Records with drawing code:
::::

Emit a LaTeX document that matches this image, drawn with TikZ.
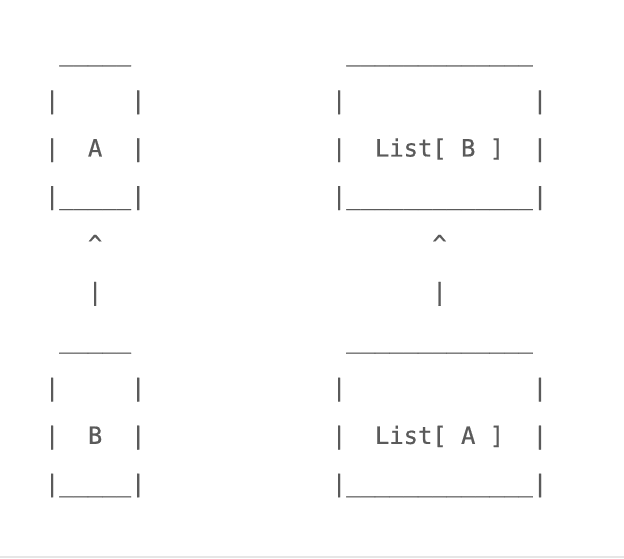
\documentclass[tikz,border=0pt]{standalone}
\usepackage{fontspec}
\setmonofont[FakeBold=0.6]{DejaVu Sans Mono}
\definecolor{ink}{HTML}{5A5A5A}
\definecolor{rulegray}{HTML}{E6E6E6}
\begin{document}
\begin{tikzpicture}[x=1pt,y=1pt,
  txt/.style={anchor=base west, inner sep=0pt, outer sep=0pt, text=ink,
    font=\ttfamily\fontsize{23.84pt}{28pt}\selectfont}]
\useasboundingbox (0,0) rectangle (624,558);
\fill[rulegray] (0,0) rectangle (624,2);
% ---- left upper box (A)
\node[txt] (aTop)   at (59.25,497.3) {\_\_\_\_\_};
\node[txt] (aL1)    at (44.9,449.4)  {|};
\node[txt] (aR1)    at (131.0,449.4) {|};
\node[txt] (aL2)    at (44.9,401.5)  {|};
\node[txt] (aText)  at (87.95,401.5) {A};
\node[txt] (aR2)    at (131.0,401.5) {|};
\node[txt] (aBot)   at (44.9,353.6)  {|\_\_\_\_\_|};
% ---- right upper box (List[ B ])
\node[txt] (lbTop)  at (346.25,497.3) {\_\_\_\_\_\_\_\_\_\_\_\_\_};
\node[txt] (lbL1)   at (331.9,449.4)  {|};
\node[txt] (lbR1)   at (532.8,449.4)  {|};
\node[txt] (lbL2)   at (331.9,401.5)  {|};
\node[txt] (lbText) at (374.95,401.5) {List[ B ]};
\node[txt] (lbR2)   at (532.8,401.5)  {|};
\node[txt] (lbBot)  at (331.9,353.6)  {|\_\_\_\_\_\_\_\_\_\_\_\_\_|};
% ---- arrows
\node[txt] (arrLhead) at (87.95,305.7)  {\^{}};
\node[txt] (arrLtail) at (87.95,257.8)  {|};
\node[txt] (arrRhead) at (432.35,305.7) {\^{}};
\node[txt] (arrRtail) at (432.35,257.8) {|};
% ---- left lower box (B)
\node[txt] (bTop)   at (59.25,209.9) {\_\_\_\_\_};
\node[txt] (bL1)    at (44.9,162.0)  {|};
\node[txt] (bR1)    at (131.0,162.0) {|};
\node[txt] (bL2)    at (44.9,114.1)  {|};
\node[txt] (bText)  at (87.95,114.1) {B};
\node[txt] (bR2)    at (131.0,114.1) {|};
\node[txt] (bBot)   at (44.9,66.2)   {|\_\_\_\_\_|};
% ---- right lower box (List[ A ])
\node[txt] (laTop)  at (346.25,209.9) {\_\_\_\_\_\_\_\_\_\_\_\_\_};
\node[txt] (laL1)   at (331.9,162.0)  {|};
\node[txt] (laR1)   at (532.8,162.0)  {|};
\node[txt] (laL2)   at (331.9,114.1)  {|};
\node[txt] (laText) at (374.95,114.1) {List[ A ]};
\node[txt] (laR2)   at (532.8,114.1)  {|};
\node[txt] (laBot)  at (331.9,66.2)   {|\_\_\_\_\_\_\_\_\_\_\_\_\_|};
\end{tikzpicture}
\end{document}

::::

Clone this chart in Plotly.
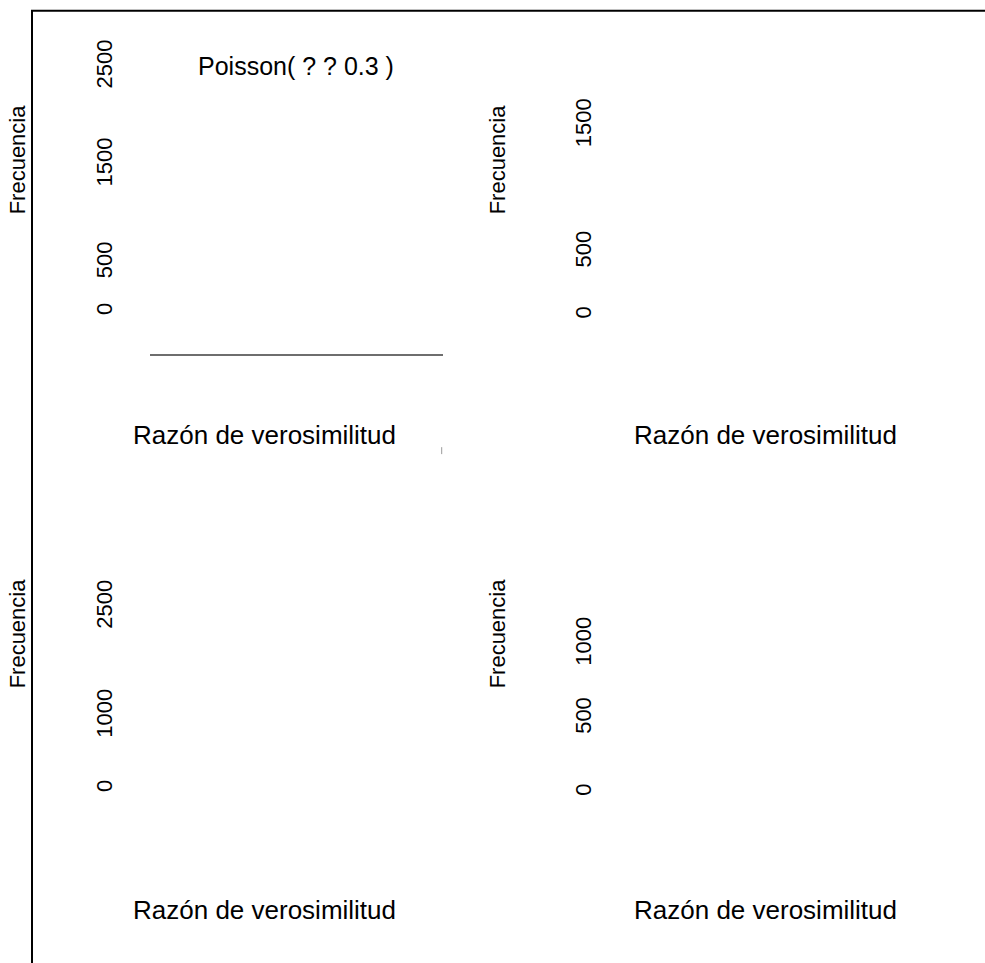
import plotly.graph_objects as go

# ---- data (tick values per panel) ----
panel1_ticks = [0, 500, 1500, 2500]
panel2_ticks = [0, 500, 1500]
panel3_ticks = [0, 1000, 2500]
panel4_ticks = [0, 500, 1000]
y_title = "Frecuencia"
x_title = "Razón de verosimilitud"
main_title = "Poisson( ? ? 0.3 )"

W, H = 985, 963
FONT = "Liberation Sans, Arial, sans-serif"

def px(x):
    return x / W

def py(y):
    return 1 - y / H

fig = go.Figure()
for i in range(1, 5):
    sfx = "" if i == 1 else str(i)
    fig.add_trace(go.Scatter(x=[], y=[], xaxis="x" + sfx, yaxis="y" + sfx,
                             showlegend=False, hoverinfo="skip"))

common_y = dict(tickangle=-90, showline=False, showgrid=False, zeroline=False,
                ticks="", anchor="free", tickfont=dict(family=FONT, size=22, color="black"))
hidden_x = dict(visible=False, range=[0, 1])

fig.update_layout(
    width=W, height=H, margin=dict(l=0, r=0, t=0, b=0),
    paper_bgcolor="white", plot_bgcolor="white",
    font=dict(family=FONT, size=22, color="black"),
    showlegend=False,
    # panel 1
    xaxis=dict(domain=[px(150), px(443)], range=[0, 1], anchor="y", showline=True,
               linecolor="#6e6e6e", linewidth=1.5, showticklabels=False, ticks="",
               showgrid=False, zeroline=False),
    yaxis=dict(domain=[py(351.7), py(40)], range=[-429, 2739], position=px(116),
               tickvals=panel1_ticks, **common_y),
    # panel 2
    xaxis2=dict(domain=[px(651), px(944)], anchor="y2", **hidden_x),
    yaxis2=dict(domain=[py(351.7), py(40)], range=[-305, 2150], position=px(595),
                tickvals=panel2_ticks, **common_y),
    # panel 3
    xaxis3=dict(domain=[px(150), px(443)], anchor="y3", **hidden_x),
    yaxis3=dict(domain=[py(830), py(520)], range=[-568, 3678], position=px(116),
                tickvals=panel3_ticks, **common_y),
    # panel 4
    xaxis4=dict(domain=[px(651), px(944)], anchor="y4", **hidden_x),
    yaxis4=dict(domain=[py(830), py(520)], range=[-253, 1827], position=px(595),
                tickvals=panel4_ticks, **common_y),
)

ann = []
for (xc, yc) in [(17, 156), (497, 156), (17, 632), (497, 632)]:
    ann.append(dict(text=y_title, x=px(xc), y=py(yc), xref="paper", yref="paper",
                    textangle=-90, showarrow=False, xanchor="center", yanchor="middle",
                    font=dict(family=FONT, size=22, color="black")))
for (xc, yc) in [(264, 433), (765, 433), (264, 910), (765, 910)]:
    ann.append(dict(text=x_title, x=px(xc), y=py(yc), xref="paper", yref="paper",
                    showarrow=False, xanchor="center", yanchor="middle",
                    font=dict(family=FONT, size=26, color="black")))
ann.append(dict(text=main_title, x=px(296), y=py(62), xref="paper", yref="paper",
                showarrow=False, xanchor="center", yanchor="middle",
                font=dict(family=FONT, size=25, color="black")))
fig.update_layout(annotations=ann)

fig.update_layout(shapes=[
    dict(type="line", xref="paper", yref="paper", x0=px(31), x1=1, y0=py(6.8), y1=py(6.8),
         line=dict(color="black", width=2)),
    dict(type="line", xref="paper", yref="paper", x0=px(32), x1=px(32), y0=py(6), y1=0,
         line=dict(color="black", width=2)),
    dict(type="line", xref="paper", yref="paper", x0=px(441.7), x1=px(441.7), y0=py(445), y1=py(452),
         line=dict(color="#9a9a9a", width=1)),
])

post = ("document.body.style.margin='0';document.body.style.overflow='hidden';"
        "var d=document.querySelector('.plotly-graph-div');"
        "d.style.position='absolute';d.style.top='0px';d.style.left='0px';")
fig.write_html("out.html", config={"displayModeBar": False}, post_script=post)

::::

### Exercise prompt
Among the entries above, take the lines from the one with "Clone this chart in Plotly." through the one with "return 1 - y / H" and retype them exactly, leaving out the pictures.

### Output below
Clone this chart in Plotly.
import plotly.graph_objects as go

# ---- data (tick values per panel) ----
panel1_ticks = [0, 500, 1500, 2500]
panel2_ticks = [0, 500, 1500]
panel3_ticks = [0, 1000, 2500]
panel4_ticks = [0, 500, 1000]
y_title = "Frecuencia"
x_title = "Razón de verosimilitud"
main_title = "Poisson( ? ? 0.3 )"

W, H = 985, 963
FONT = "Liberation Sans, Arial, sans-serif"

def px(x):
    return x / W

def py(y):
    return 1 - y / H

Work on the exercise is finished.